* **Entries with chart source code**:
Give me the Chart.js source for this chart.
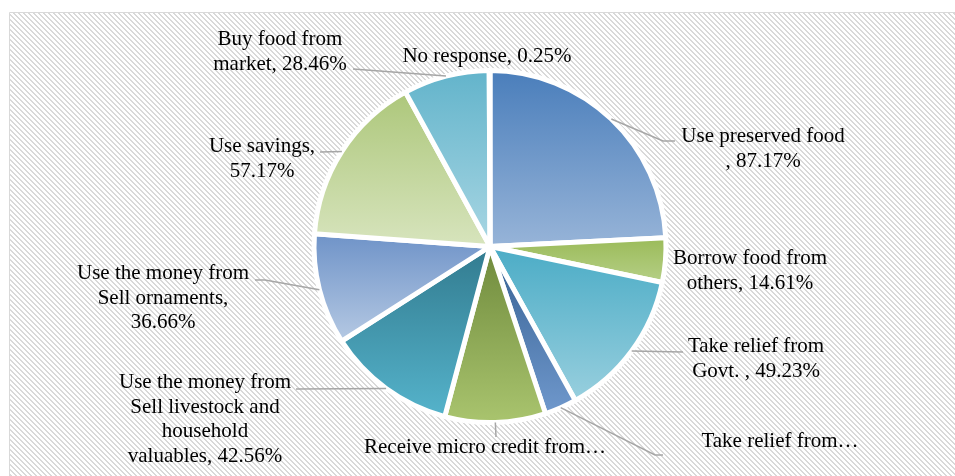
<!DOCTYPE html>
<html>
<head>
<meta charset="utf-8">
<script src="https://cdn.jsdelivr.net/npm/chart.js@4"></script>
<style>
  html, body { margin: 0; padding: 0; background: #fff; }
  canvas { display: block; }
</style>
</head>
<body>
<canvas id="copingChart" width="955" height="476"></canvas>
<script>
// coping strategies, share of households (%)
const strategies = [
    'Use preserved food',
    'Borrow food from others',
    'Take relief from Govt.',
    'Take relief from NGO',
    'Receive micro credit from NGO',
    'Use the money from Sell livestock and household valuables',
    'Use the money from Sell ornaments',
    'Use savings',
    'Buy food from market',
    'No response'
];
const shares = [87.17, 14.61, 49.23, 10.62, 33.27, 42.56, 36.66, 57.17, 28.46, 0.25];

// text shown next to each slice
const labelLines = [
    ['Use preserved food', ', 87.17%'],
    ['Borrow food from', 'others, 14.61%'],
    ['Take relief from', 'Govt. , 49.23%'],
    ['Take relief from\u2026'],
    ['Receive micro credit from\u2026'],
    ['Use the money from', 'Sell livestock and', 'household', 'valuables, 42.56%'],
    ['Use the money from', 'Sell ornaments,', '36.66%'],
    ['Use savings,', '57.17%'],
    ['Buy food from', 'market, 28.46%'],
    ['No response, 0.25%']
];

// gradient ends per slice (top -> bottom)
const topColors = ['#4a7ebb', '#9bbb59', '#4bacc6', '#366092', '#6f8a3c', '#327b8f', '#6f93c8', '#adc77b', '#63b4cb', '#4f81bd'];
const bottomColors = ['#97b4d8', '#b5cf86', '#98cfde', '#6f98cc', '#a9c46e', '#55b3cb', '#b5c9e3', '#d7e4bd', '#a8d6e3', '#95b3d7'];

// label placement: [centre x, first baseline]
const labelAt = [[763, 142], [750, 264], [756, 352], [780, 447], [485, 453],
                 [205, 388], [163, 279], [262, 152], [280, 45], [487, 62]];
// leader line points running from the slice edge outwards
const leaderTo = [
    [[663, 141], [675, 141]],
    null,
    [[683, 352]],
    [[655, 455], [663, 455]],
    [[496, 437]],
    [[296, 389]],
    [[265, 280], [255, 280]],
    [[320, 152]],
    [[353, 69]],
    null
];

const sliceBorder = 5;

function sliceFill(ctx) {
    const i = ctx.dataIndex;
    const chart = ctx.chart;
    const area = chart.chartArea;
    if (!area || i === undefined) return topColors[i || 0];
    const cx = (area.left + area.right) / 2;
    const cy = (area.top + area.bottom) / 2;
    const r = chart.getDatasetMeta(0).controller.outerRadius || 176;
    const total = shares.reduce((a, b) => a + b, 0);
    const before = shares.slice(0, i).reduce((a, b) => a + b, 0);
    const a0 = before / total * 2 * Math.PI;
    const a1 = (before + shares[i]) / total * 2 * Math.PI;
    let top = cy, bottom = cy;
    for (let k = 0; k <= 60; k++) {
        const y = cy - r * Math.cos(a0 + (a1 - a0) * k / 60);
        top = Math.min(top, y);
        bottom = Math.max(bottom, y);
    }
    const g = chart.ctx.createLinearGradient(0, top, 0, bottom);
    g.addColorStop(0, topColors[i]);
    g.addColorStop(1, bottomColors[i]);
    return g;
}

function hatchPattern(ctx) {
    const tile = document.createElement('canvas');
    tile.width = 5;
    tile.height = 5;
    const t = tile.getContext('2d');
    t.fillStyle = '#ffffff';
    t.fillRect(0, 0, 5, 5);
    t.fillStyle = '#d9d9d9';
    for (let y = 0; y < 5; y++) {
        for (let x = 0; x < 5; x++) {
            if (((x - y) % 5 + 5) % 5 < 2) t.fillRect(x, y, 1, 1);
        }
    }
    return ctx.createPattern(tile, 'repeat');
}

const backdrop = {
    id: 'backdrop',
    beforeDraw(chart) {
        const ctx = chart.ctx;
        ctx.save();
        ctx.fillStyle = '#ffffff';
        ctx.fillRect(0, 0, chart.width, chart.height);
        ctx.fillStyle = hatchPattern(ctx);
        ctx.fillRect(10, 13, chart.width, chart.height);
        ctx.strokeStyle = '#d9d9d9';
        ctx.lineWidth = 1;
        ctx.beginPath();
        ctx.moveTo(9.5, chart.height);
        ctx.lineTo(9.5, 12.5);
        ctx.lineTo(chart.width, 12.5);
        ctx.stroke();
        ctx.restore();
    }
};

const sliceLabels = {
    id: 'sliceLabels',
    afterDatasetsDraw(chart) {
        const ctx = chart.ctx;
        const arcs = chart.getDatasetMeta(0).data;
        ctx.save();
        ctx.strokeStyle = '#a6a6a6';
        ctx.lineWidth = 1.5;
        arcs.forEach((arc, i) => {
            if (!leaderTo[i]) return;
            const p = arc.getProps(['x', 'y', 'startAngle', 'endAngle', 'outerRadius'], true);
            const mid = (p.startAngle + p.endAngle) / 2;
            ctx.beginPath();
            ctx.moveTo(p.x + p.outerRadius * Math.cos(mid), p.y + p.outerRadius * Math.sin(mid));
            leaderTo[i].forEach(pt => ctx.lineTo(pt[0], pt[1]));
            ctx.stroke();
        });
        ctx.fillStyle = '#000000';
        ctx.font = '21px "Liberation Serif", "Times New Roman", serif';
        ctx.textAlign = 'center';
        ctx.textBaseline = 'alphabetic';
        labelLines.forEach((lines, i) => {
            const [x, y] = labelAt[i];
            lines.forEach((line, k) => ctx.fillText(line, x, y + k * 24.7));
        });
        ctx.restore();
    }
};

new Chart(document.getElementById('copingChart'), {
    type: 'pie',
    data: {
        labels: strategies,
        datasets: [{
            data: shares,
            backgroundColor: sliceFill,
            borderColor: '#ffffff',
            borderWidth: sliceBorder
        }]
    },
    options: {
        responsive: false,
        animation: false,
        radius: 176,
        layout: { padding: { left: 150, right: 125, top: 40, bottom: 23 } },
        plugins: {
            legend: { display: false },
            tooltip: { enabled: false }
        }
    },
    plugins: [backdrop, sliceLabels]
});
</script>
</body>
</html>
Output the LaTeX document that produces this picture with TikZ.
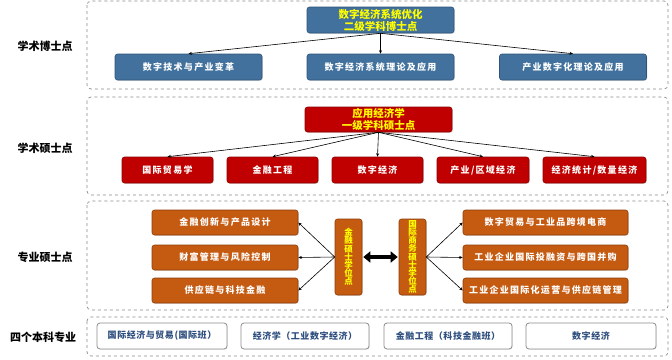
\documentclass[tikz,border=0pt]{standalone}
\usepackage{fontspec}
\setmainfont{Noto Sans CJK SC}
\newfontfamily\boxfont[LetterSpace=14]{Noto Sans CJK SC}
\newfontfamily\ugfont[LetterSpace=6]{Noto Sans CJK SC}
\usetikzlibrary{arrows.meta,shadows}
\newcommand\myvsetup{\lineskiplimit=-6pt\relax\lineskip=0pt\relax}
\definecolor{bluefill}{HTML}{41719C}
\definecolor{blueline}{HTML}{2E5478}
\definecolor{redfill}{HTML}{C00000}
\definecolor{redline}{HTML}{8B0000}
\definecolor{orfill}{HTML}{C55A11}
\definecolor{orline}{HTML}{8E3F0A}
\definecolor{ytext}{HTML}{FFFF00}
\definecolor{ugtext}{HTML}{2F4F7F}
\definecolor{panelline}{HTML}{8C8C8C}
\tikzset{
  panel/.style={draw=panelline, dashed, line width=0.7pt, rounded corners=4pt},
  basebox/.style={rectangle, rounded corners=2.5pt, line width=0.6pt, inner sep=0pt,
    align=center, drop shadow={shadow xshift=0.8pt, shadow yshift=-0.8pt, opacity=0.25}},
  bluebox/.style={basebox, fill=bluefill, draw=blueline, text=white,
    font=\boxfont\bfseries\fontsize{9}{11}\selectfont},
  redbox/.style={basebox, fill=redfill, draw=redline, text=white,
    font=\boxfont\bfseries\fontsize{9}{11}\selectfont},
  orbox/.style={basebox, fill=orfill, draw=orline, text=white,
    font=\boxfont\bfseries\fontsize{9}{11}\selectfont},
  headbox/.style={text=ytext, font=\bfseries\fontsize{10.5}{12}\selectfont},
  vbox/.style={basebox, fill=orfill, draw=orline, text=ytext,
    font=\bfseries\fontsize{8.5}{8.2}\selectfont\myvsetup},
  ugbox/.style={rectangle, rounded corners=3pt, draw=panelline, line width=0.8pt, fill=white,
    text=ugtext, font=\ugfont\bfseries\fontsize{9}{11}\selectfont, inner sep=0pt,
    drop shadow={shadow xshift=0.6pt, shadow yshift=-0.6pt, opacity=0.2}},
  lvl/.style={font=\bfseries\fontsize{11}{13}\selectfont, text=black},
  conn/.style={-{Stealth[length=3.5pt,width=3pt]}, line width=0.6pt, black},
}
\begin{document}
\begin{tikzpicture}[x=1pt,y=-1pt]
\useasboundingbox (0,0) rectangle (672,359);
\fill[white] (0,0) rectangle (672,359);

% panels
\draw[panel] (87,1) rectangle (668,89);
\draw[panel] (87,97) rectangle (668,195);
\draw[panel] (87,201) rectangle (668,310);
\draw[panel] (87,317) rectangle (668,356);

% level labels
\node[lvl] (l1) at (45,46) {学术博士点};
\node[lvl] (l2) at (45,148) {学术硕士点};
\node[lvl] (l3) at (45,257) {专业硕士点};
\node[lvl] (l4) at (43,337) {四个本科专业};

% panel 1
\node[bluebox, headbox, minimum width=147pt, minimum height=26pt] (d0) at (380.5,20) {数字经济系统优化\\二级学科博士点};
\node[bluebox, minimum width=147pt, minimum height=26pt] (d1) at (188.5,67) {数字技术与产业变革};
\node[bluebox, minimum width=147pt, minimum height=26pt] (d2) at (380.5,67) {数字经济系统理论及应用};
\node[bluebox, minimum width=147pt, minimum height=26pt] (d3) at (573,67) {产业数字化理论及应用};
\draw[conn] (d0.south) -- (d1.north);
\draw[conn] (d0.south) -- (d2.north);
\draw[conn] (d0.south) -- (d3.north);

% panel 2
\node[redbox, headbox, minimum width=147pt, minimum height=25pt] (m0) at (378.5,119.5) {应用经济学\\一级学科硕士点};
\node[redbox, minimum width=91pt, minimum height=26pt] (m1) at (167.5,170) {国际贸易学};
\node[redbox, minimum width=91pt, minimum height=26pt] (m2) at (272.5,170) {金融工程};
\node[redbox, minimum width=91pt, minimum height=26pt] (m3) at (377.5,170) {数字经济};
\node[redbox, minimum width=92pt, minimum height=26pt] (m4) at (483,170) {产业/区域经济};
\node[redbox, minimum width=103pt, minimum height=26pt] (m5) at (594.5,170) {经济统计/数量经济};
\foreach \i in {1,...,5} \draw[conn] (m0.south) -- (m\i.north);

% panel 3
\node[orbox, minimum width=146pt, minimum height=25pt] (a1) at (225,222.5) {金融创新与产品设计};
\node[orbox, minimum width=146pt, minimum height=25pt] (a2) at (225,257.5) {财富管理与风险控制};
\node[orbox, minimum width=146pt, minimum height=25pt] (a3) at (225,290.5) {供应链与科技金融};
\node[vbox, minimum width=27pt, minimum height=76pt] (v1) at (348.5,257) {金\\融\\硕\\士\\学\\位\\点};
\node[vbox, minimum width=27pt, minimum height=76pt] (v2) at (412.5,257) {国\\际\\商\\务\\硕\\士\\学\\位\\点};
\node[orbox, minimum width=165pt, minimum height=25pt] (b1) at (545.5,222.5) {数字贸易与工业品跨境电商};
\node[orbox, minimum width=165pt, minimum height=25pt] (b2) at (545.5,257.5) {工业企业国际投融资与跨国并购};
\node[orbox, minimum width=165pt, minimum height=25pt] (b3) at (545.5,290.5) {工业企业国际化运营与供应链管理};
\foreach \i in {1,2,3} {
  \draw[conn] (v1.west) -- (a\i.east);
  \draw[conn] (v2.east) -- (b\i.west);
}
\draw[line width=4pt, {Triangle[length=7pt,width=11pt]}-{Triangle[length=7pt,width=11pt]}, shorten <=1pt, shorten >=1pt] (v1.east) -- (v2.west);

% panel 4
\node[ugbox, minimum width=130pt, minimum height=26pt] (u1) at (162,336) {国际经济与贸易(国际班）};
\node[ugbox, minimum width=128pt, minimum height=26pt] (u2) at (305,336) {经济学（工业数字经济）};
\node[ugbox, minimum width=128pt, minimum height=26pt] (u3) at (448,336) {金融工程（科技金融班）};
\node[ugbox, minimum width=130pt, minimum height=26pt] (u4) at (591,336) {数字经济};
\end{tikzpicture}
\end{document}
* * *
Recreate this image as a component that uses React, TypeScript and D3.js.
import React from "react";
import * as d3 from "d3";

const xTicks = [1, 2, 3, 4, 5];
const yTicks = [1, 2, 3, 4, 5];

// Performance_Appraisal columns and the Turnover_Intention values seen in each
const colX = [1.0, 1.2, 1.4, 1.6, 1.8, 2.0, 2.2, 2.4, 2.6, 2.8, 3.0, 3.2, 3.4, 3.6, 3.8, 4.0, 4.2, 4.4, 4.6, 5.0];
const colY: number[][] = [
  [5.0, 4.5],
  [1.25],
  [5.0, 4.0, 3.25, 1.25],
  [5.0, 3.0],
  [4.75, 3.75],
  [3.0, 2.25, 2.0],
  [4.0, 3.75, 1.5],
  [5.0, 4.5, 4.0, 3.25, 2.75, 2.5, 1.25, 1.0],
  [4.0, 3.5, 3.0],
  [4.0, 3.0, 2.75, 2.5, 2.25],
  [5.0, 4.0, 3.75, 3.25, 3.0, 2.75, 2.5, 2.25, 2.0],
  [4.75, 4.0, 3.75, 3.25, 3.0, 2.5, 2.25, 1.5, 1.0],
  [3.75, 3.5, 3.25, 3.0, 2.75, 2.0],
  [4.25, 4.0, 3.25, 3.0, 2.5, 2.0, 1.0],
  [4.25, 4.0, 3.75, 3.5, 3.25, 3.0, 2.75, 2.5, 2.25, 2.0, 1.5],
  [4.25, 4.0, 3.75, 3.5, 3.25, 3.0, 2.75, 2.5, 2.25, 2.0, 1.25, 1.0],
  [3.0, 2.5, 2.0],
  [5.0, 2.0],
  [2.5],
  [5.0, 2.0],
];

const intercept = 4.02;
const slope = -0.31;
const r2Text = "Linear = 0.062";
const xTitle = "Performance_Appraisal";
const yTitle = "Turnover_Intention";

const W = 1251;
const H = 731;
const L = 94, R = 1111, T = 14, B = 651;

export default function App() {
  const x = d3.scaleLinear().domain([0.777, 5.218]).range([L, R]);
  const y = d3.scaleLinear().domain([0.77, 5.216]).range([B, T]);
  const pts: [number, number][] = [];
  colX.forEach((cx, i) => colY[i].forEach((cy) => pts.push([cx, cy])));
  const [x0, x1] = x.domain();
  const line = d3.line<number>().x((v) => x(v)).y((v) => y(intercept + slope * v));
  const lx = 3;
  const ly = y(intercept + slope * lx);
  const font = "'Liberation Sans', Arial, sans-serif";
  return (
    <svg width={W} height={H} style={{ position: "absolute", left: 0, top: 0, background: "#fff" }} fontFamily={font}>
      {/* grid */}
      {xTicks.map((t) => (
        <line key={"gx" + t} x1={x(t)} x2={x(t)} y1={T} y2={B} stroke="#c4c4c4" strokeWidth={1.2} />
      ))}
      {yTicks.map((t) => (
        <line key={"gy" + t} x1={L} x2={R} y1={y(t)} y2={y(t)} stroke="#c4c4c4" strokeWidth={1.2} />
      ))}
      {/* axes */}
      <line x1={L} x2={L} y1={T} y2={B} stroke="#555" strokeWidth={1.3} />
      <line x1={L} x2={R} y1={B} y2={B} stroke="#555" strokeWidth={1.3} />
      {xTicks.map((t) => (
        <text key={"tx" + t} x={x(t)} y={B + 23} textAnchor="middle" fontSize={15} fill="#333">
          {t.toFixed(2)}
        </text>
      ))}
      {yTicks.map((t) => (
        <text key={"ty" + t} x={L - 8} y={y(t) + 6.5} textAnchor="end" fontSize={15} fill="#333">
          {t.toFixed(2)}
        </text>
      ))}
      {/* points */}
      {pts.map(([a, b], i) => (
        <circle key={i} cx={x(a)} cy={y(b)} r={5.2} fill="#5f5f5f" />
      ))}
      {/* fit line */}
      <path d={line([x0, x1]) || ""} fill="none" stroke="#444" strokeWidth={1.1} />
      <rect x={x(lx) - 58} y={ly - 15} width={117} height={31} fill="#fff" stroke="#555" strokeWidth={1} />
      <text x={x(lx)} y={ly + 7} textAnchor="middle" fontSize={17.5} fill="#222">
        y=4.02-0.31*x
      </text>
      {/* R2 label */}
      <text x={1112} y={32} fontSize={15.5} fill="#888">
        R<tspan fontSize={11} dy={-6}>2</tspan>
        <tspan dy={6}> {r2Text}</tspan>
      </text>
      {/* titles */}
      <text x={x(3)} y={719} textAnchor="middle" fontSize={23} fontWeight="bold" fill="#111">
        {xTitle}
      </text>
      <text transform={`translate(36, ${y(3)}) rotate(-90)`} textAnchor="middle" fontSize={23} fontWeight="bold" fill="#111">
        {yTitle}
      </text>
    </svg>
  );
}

* **WHAT THIS TASK INVOLVES**:
Write out the lines running from the one that contains "Give me the Chart.js source for this chart." through the one that contains "57.17, 28.46, 0.25];", ends included, and nothing else. Pictures stay out of the copy.

* **EXERCISE ANSWER**:
Give me the Chart.js source for this chart.
<!DOCTYPE html>
<html>
<head>
<meta charset="utf-8">
<script src="https://cdn.jsdelivr.net/npm/chart.js@4"></script>
<style>
  html, body { margin: 0; padding: 0; background: #fff; }
  canvas { display: block; }
</style>
</head>
<body>
<canvas id="copingChart" width="955" height="476"></canvas>
<script>
// coping strategies, share of households (%)
const strategies = [
    'Use preserved food',
    'Borrow food from others',
    'Take relief from Govt.',
    'Take relief from NGO',
    'Receive micro credit from NGO',
    'Use the money from Sell livestock and household valuables',
    'Use the money from Sell ornaments',
    'Use savings',
    'Buy food from market',
    'No response'
];
const shares = [87.17, 14.61, 49.23, 10.62, 33.27, 42.56, 36.66, 57.17, 28.46, 0.25];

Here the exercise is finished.